Coisa curiosa no meio de tudo isto é vir agora a Europa de mãos nas ancas, indignada, vociferar contra os EUA e a irresponsabilidade política de Washington. Não é, de facto, uma atitude nada hipócrita de um bloco regional que anda há mais de um ano às avessas, emperrando a recuperação económica mundial e cuja solução para a sua própria crise não é capaz de encontrar. Por isso, a Europa sente-se investida na sua auctoritas para reclamar dos outros. Então: dum lado temos os EUA praguejando contra a Europa porque os riscos de contágio da crise grega continuam a alastrar e a arrastar a Europa para uma dolorosa estagnação; do outro, temos a Europa igualmente praguejando contra os EUA porque estes não são capazes de se entenderem politicamente, espalhando o pânico nos mercados. Daqui resulta o seguinte: então Europa? Então EUA? Não éramos antes todos amigos?

Façamos uma retrospectiva: 2008, colapso do Bear Stearns e do Lehman Brothers e desabar do sistema financeiro mundial. Os líderes das nações mais ricas do mundo, temendo uma crise com as dimensões da Grande Depressão dos anos 30, reunidos em Londres, agindo concertadamente, detiveram os efeitos da crise. Aos primeiros sinais de recuperação, a acção conjunta ruiu e cada um seguiu o seu caminho. Os países periféricos europeus, afectados por elevados défices e endividamentos públicos, pressionados pelo centro europeu que lhes acorria financeiramente, aprovaram duros programas de reajustamento financeiro. Os EUA, optaram pelo caminho oposto, e continuaram com uma política de estímulos à economia.

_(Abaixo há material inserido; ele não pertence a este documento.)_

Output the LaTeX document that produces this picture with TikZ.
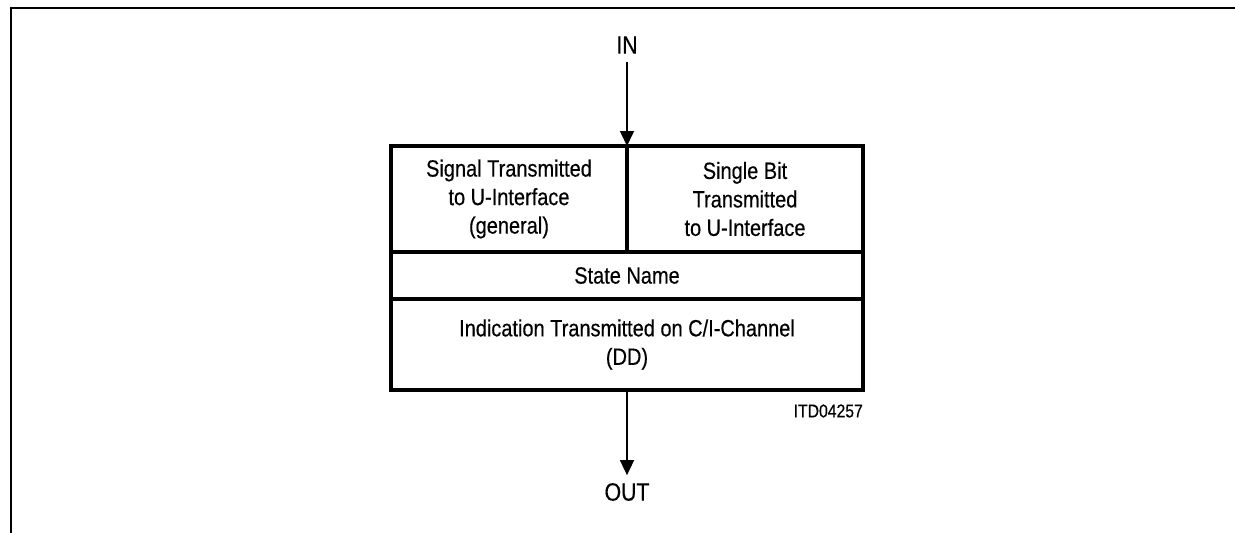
\documentclass[tikz,border=0pt]{standalone}
\usepackage{fontspec}
\setmainfont{Liberation Sans}[FakeStretch=0.85,FakeBold=0.4]
\usetikzlibrary{arrows.meta}
\begin{document}
\begin{tikzpicture}[x=1pt,y=-1pt,
  cell/.style={draw, line width=3.2pt, align=center, inner sep=0pt, outer sep=0pt,
    font=\fontsize{23.5}{28.5}\selectfont},
  lbl/.style={inner sep=0pt, outer sep=0pt, font=\fontsize{25}{30}\selectfont},
  arr/.style={line width=1.5pt, -{Triangle[length=15pt,width=14pt]}},
  frame/.style={line width=2.6pt}]
\useasboundingbox (0,0) rectangle (1235,533);
\draw[frame] (11,533) -- (11,8) -- (1235,8);
\node[cell, minimum width=236pt, minimum height=106pt] (a) at (509,199)
  {Signal Transmitted\\to U-Interface\\(general)};
\node[cell, minimum width=236pt, minimum height=106pt] (b) at (745,199)
  {Single Bit\\Transmitted\\to U-Interface};
\node[cell, minimum width=472pt, minimum height=47pt] (c) at (627,275.5)
  {State Name};
\node[cell, minimum width=472pt, minimum height=91pt] (d) at (627,344.5)
  {Indication Transmitted on C/I-Channel\\(DD)};
\node[lbl] (in) at (627,45) {IN};
\node[lbl] (out) at (627,492) {OUT};
\node[inner sep=0pt, anchor=east, font=\fontsize{18.5}{20}\selectfont] (itd) at (863,411) {ITD04257};
\draw[arr, shorten <=8pt] (in.south) -- (a.north east);
\draw[arr, shorten >=8pt] (d.south) -- (out.north);
\end{tikzpicture}
\end{document}
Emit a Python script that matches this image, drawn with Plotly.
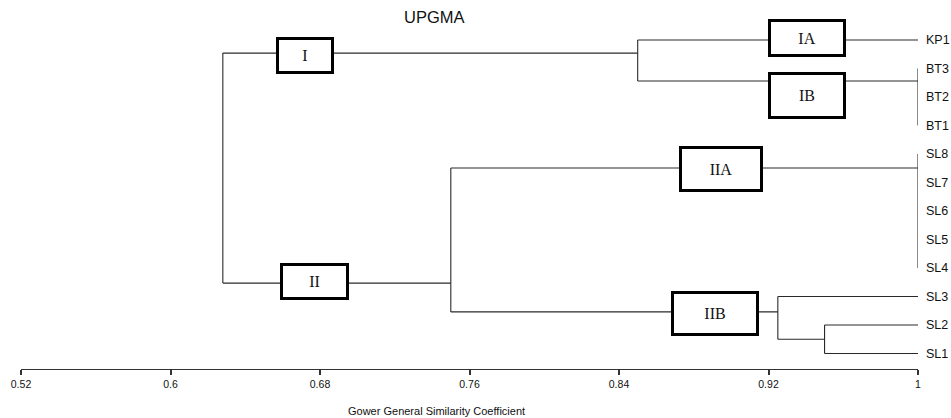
import plotly.graph_objects as go

# ---------------- data ----------------
leaf_names = ["KP1", "BT3", "BT2", "BT1", "SL8", "SL7", "SL6", "SL5", "SL4", "SL3", "SL2", "SL1"]

# internal nodes (UPGMA merges) and their similarity levels
node_names = ["root", "I", "II", "IIB", "SL1-SL2", "BT", "SL4-SL8"]
node_heights = [0.628, 0.85, 0.75, 0.925, 0.95, 1.0, 1.0]
node_children = [
    ["I", "II"],
    ["KP1", "BT"],
    ["SL4-SL8", "IIB"],
    ["SL3", "SL1-SL2"],
    ["SL2", "SL1"],
    ["BT3", "BT2", "BT1"],
    ["SL8", "SL7", "SL6", "SL5", "SL4"],
]

cluster_labels = ["I", "IA", "IB", "II", "IIA", "IIB"]

tick_vals = [0.52, 0.6, 0.68, 0.76, 0.84, 0.92, 1.0]
tick_text = ["0.52", "0.6", "0.68", "0.76", "0.84", "0.92", "1"]

# ---------------- layout helpers (positions) ----------------
leaf_y = {n: i for i, n in enumerate(leaf_names)}
node_y = {"root": 4.5, "I": 0.46, "II": 8.53, "IIB": 9.54,
          "SL1-SL2": 10.5, "BT": 1.44, "SL4-SL8": 4.49}
# box positions (x in similarity units, y in leaf-row units) and pixel sizes
box_pos = {
    "I":   (0.6722, 0.53, 58, 37),
    "IA":  (0.9406, -0.06, 78, 38),
    "IB":  (0.9406, 1.95, 78, 47),
    "II":  (0.6773, 8.48, 69, 37),
    "IIA": (0.8945, 4.54, 84, 46),
    "IIB": (0.8914, 9.59, 88, 45),
}

height_of = dict(zip(node_names, node_heights))
children_of = dict(zip(node_names, node_children))


def y_of(n):
    return leaf_y[n] if n in leaf_y else node_y[n]


def h_of(n):
    return height_of.get(n, 1.0)


xs, ys = [], []
for n in node_names:
    h = height_of[n]
    cy = [y_of(c) for c in children_of[n]]
    xs += [h, h, None]
    ys += [min(cy), max(cy), None]
    for c in children_of[n]:
        if h_of(c) > h:
            xs += [h, h_of(c), None]
            ys += [y_of(c), y_of(c), None]

fig = go.Figure()
fig.add_trace(go.Scatter(x=xs, y=ys, mode="lines",
                         line=dict(color="#2a2a2a", width=1.1),
                         hoverinfo="skip", showlegend=False, cliponaxis=False))

SANS = "Liberation Sans, Arial, sans-serif"

# leaf labels
for n in leaf_names:
    fig.add_annotation(x=1.0, y=leaf_y[n], xref="x", yref="y", text=n,
                       showarrow=False, xanchor="left", yanchor="middle", xshift=6,
                       font=dict(family=SANS, size=12.5, color="#111"))

# cluster boxes
bw = 3
for lab in cluster_labels:
    x, y, w, h = box_pos[lab]
    fig.add_annotation(x=x, y=y, xref="x", yref="y", text=lab, showarrow=False,
                       xanchor="center", yanchor="middle",
                       width=w - 2 * bw, height=h - 2 * bw,
                       borderwidth=bw, borderpad=0, bordercolor="#000", bgcolor="#fff",
                       font=dict(family="Liberation Serif, Times New Roman, serif", size=16, color="#111"))

# title
fig.add_annotation(x=0.4615, y=0.9805, xref="paper", yref="paper", text="UPGMA",
                   showarrow=False, xanchor="center", yanchor="middle",
                   font=dict(family=SANS, size=16.5, color="#111"))
# axis title
fig.add_annotation(x=0.4627, y=-0.117, xref="paper", yref="paper",
                   text="Gower General Similarity Coefficient",
                   showarrow=False, xanchor="center", yanchor="middle",
                   font=dict(family=SANS, size=11, color="#111"))

fig.update_layout(
    width=951, height=418,
    margin=dict(l=21, r=33, t=10, b=49),
    paper_bgcolor="white", plot_bgcolor="white",
    xaxis=dict(range=[0.52, 1.0], tickvals=tick_vals, ticktext=tick_text,
               showgrid=False, zeroline=False, showline=True, linecolor="#333",
               linewidth=1.2, ticks="outside", ticklen=5, tickwidth=1.5, tickcolor="#333",
               tickfont=dict(family=SANS, size=10.5, color="#111")),
    yaxis=dict(range=[11.544, -1.053], visible=False, showgrid=False, zeroline=False),
)

# remove the default page margin so the 951x418 figure fills the window exactly
fig.write_html("out.html",
               config={"displayModeBar": False},
               post_script="document.body.style.margin='0';document.body.style.overflow='hidden';")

O problema é que a política de estímulos do Presidente Obama concentrou-se na extensão dos benefícios fiscais da era Bush aos mais ricos; os efeitos não foram sentidos na economia real e o desemprego nos EUA mantém-se, por isso, elevado. É por esta razão que a política mais keynesiana dos EUA não colheu frutos. A Europa seguiu na via da austeridade, esmagando o crescimento, adicionado a uma recessão uma nova recessão. Ora, sendo o problema europeu assente na sustentabilidade da dívida, ele não poderá ser resolvido à custa do crescimento. Certamente que também não poderá ser feito sem um forte disciplina orçamental, mas numa economia em recessão criar emprego é uma missão do Governo (ou dos privados: falamos aqui do Governo porque a sua acção é sempre indispensável para que os privados reúnam as condições indispensáveis, nomeadamente ao nível da fiscalidade, da desobstrução da justiça, do pagamento mais rápido aos credores do Estado). Os países emergentes por sua vez, sentiram timidamente a crise mundial. Os seus elevados níveis de crescimento caíram ligeiramente, mas já recuperaram os números pujantes anteriores à crise mundial.

O que pretendemos dizer com isto é que a Europa e os EUA precisam um do outro para enfrentarem os desafios que lhes são colocados pelas economias emergentes e ambos lucrariam muito em procurarem juntos e concertadamente políticas para os seus problemas. Uma acção concertada e concomitante dos dois lados do Atlântico restauraria a confiança dos mercados, a solidez na economia e, por conseguinte, a hegemonia que parece cada vez mais ameaçada.